┌──

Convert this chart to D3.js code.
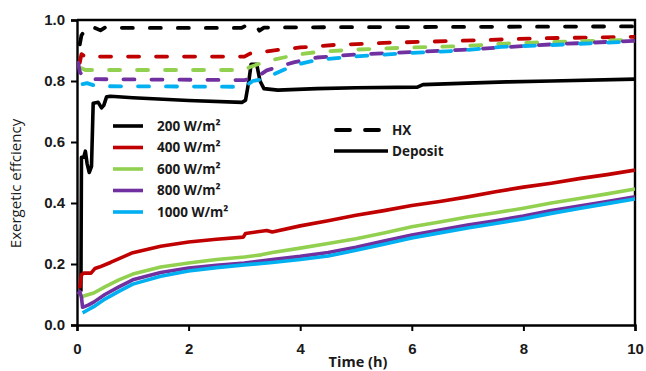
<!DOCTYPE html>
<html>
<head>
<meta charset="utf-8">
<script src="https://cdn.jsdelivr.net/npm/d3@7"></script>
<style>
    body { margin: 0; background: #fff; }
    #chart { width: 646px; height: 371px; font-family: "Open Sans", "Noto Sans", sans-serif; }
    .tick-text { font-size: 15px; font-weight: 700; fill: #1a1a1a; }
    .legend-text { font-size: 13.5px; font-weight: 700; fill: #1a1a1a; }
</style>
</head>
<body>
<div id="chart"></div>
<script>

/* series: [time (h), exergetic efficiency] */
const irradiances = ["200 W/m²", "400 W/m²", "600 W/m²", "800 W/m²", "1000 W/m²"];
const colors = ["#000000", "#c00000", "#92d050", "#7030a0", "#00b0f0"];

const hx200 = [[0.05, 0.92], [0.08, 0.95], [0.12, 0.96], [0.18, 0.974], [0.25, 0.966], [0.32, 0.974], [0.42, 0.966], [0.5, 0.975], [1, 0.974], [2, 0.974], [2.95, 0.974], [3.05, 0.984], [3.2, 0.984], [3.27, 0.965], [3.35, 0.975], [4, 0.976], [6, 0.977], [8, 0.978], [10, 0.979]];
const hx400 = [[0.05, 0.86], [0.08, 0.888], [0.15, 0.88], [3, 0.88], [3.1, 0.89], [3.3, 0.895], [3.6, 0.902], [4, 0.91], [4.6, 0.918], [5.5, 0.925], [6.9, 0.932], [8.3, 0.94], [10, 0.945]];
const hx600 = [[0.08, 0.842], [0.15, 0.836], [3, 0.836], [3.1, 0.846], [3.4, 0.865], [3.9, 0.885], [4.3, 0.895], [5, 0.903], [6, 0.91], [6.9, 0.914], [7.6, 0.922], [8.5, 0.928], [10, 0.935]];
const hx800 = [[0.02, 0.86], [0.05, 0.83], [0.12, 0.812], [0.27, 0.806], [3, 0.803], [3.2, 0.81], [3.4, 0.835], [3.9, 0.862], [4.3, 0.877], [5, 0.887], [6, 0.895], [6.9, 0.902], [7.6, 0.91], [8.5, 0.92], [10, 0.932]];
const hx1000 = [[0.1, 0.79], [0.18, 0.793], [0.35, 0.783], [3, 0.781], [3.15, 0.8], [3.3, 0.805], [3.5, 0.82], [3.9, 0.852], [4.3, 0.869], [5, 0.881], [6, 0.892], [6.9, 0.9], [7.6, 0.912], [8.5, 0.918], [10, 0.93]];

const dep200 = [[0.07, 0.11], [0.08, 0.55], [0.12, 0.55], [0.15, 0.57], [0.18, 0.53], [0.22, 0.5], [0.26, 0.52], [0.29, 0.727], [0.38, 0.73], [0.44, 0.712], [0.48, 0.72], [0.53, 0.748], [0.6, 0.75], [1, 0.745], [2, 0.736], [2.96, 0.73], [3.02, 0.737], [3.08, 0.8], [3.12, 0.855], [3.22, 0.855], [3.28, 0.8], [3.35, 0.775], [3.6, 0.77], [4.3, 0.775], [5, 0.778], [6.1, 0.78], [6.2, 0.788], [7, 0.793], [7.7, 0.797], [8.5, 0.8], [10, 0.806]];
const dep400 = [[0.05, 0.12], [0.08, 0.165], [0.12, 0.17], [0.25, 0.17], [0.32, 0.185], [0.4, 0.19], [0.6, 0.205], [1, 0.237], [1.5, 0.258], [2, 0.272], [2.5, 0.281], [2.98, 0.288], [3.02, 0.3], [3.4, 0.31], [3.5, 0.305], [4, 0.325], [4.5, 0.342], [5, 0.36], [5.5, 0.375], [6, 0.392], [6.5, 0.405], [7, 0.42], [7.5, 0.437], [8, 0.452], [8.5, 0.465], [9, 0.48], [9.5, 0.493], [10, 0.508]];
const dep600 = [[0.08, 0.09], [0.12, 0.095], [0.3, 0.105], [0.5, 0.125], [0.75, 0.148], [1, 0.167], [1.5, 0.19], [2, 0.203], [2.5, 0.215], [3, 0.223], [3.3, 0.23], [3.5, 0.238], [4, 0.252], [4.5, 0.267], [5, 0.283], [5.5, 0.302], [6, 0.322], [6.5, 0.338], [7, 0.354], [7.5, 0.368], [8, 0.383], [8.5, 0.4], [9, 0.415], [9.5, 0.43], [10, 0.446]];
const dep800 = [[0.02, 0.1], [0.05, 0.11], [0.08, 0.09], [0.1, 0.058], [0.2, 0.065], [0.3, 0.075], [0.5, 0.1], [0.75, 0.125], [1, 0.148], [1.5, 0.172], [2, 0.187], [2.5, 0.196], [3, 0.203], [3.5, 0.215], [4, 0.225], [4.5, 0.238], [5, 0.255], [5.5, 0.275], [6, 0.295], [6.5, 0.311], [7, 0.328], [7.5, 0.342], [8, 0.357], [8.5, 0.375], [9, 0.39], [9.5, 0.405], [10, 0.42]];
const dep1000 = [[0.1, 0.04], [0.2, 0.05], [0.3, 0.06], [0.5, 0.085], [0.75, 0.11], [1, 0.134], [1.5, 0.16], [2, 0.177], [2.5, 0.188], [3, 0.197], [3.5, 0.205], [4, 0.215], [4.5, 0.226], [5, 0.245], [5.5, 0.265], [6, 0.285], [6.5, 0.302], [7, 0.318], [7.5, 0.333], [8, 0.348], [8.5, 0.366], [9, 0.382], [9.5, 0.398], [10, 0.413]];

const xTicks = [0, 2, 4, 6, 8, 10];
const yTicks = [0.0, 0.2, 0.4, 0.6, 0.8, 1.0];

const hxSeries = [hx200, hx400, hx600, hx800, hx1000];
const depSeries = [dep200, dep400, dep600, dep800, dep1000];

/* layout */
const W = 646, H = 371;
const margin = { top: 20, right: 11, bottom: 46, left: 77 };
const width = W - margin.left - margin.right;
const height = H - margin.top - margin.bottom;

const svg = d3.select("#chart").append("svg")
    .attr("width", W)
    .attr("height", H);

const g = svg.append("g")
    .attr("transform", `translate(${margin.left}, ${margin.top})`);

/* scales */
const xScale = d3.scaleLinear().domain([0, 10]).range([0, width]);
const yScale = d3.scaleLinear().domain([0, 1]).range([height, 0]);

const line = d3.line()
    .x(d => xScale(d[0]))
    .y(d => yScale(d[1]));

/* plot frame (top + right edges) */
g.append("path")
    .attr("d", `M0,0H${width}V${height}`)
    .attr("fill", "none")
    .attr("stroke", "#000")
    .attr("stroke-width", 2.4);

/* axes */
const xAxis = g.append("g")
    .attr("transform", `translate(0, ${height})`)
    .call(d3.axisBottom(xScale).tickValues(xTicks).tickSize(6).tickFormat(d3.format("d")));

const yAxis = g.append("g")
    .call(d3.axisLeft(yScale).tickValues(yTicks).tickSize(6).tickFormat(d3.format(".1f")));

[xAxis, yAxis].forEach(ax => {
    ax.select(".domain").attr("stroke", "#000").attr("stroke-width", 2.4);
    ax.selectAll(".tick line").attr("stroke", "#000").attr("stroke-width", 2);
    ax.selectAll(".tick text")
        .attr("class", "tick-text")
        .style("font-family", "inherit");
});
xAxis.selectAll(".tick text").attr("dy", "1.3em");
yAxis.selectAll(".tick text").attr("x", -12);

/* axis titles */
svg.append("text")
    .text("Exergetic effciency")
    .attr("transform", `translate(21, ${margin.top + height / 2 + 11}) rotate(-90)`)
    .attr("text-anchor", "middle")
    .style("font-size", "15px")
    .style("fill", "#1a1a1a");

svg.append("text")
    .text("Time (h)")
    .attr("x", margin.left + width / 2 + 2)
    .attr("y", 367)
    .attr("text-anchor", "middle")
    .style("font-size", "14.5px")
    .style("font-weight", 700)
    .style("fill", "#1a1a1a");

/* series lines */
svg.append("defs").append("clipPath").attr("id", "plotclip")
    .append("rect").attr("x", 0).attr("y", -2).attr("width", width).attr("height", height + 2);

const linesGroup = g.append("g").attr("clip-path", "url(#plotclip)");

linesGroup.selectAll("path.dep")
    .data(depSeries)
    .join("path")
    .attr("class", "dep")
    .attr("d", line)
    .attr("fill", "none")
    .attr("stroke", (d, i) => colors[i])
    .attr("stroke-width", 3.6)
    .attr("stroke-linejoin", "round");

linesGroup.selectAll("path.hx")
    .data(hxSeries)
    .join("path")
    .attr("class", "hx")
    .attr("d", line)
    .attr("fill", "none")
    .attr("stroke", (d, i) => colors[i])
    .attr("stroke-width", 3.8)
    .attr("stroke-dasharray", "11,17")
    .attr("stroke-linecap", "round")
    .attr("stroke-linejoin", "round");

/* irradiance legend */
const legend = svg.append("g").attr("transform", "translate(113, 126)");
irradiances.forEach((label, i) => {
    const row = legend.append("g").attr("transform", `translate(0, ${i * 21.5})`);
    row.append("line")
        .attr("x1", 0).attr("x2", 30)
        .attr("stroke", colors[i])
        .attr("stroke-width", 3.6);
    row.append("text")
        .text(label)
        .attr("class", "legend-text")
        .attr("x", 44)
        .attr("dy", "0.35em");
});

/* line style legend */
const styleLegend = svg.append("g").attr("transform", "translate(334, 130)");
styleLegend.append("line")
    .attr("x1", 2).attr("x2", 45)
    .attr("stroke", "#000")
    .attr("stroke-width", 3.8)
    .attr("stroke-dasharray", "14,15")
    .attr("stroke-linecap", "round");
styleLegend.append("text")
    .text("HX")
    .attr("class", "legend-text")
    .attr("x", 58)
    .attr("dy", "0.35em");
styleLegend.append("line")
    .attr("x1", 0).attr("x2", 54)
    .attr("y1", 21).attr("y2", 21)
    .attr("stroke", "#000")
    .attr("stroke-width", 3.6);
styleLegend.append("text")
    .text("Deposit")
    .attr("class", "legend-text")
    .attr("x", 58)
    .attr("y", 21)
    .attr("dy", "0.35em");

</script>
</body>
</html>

└──

Return nothing except the number of lines that include the string "chart".

4